We kissed for a long time in the open field, until goats encircled us, nudging greedily at the backs of our knees and gnawing on his sneaker laces. The moon rose. Then, in the distance, we heard faint chanting. Moving toward the voices, we saw a whitewashed building—a Pentecostal church. It was the night before Palm Sunday. We listened outside as people spoke in tongues, sang, and testified, their voices rising into the midnight sky. The enchantment of Treasure Beach began to show itself as more potent and primal, more mysterious and subtle, than the magic of the mushroom tea, the cave spring, the manroot drink, or the Rasta’s cane.

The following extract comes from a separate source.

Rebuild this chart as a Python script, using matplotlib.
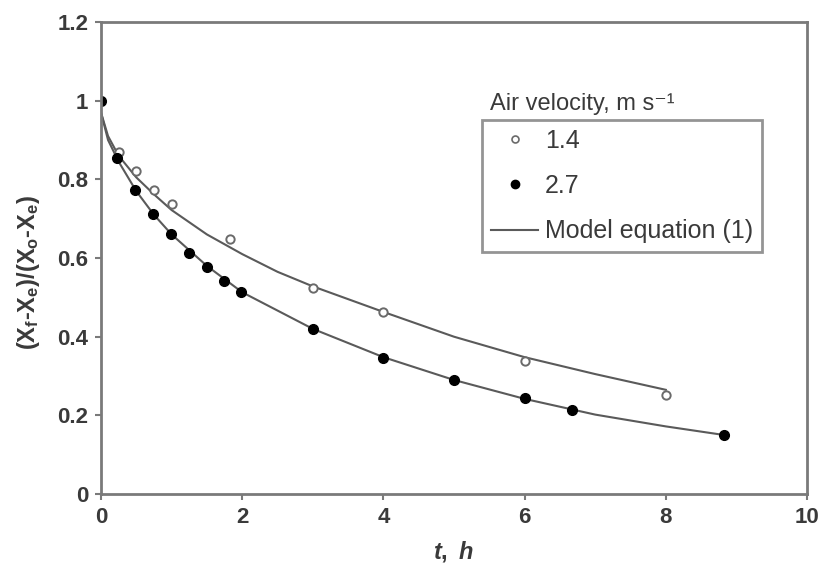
import matplotlib
matplotlib.use("Agg")
import matplotlib.pyplot as plt
from matplotlib.lines import Line2D

# measured points, air velocity 1.4 m/s (open circles)
t_14 = [0.25, 0.5, 0.75, 1.0, 1.83, 3.0, 4.0, 6.0, 8.0]
y_14 = [0.869, 0.82, 0.774, 0.738, 0.649, 0.525, 0.464, 0.338, 0.253]

# measured points, air velocity 2.7 m/s (filled circles)
t_27 = [0.0, 0.23, 0.48, 0.73, 0.99, 1.24, 1.5, 1.74, 1.99, 3.0, 4.0, 5.0, 6.0, 6.67, 8.83]
y_27 = [1.0, 0.855, 0.772, 0.712, 0.662, 0.613, 0.577, 0.541, 0.513, 0.42, 0.347, 0.289, 0.245, 0.213, 0.15]

# model equation (1) curves
model_t_14 = [0, 0.1, 0.25, 0.5, 0.75, 1.0, 1.5, 2.0, 2.5, 3.0, 4.0, 5.0, 6.0, 7.0, 8.0]
model_y_14 = [0.97, 0.91, 0.86, 0.805, 0.762, 0.722, 0.66, 0.61, 0.565, 0.528, 0.463, 0.40, 0.348, 0.305, 0.265]
model_t_27 = [0, 0.1, 0.25, 0.5, 0.75, 1.0, 1.5, 2.0, 3.0, 4.0, 5.0, 6.0, 7.0, 8.0, 8.83]
model_y_27 = [0.97, 0.90, 0.845, 0.77, 0.71, 0.66, 0.58, 0.513, 0.42, 0.348, 0.29, 0.242, 0.202, 0.172, 0.15]

x_ticks = [0, 2, 4, 6, 8, 10]
y_ticks = [0, 0.2, 0.4, 0.6, 0.8, 1.0, 1.2]
y_tick_labels = ["0", "0.2", "0.4", "0.6", "0.8", "1", "1.2"]

plt.rcParams["font.family"] = ["Liberation Sans", "DejaVu Sans"]
plt.rcParams["mathtext.fontset"] = "custom"
plt.rcParams["mathtext.rm"] = "Liberation Sans:bold"
plt.rcParams["mathtext.it"] = "Liberation Sans:bold:italic"
plt.rcParams["mathtext.bf"] = "Liberation Sans:bold"

spine_col = "#7a7a7a"
line_col = "#5a5a5a"
text_col = "#3a3a3a"

fig = plt.figure(figsize=(8.25, 5.64), dpi=100)
ax = fig.add_axes([0.1224, 0.124, 0.8558, 0.837])

ax.plot(model_t_14, model_y_14, color=line_col, lw=1.5)
ax.plot(model_t_27, model_y_27, color=line_col, lw=1.5)
ax.plot(t_14, y_14, "o", ms=6, mfc="white", mec="#6a6a6a", mew=1.4)
ax.plot(t_27, y_27, "o", ms=7, mfc="black", mec="black")

ax.set_xlim(0, 10)
ax.set_ylim(0, 1.2)
ax.set_xticks(x_ticks)
ax.set_yticks(y_ticks)
ax.set_yticklabels(y_tick_labels)
for s in ax.spines.values():
    s.set_color(spine_col)
    s.set_linewidth(2)
ax.tick_params(direction="out", length=4, width=1.5, color=spine_col,
               labelsize=16, labelcolor=text_col, pad=5)
for lab in ax.get_xticklabels() + ax.get_yticklabels():
    lab.set_fontweight("bold")

ax.set_xlabel(r"$\mathit{t,\ h}$", fontsize=17, color=text_col, labelpad=8)
ax.set_ylabel(r"$\mathrm{(X_f\text{-}X_e)/(X_o\text{-}X_e)}$", fontsize=17,
              color=text_col)
ax.yaxis.set_label_coords(-0.084, 0.47)

handles = [
    Line2D([], [], ls="none", marker="o", ms=5, mfc="white", mec="#6a6a6a", mew=1.2),
    Line2D([], [], ls="none", marker="o", ms=6, mfc="black", mec="black"),
    Line2D([], [], color=line_col, lw=1.5),
]
leg = ax.legend(handles, ["1.4", "2.7", "Model equation (1)"],
                loc="upper left", bbox_to_anchor=(0.540, 0.792),
                fontsize=18, frameon=True, fancybox=False, handlelength=1.9,
                handletextpad=0.25, labelspacing=0.85, borderpad=0.35,
                borderaxespad=0)
leg.get_frame().set_edgecolor(spine_col)
leg.get_frame().set_linewidth(2)
for txt in leg.get_texts():
    txt.set_color(text_col)

ax.text(0.551, 0.826, "Air velocity, m s⁻¹", transform=ax.transAxes,
        fontsize=17, color=text_col, va="center", ha="left")

fig.savefig("out.png", dpi=100)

The next morning, we set out in the two-man Klepper with three sandwiches, a mango, and a liter of water. A Klepper is a folding kayak, an elegant version of the Plexiglas kind, with a frame of blond wood and a hull of heavy canvas. They have circled Cape Horn, crossed the English Channel and the Atlantic Ocean, and served on expeditions to the North and South Poles. You can also pack one in two duffel bags and travel with it. John had fallen in love with them, so much so that he and Michael Berman, the friend with whom he would later start George magazine, founded Random Ventures to invest in similar handmade boats.

In the daylight, Pedro Bluff was transformed, no longer ominous or shadowy, but a thing alive with seabirds, brush, and cactus flowers. We paddled hard and made it through the heady current at the end of the bluff around to back seaside. It was beautiful and wild and seemed to go on forever—miles of high cliffs, jungle, and deserted beach.

“You see, nothing to be afraid of.” He leaned in, nuzzling my neck. “Good job, Sport.” He was right. We were together, the water was turquoise, the sun was shining, and we were far enough out so that the swells beneath us were only a murmur of what they would become. We stopped, ate our sandwiches, and watched the dolphins nearby. A good omen, we said.

Then he wanted to go a little farther. And once we did that, he wanted to land. I refused. I had agreed only to come past the point. We had no spray skirts, I argued, and we hadn’t seen another boat since we’d left Great Pedro Bay more than an hour before. But he was seductive—the water was calm, we didn’t need spray skirts—and he wanted what he wanted. He also knew more than I did about the sea, about anything outdoors. He had opened these worlds to me. But more to the point, in Negril I had glanced at the book John had brought, and the idea of landing on one of those beaches and enacting our very own desert island Tantric sex fantasy was alluring.

We moved in for reconnaissance, staying behind the break, but the same swells that had seemed so gentle farther out were now larger. They were also breaking on something well before land. We drew closer, and I saw it—darkness in the water. Danger between paradise and us.

“It’s a reef—turn back, King,” I heard myself saying in a voice much higher-pitched than my own. We paddled back out and conferred.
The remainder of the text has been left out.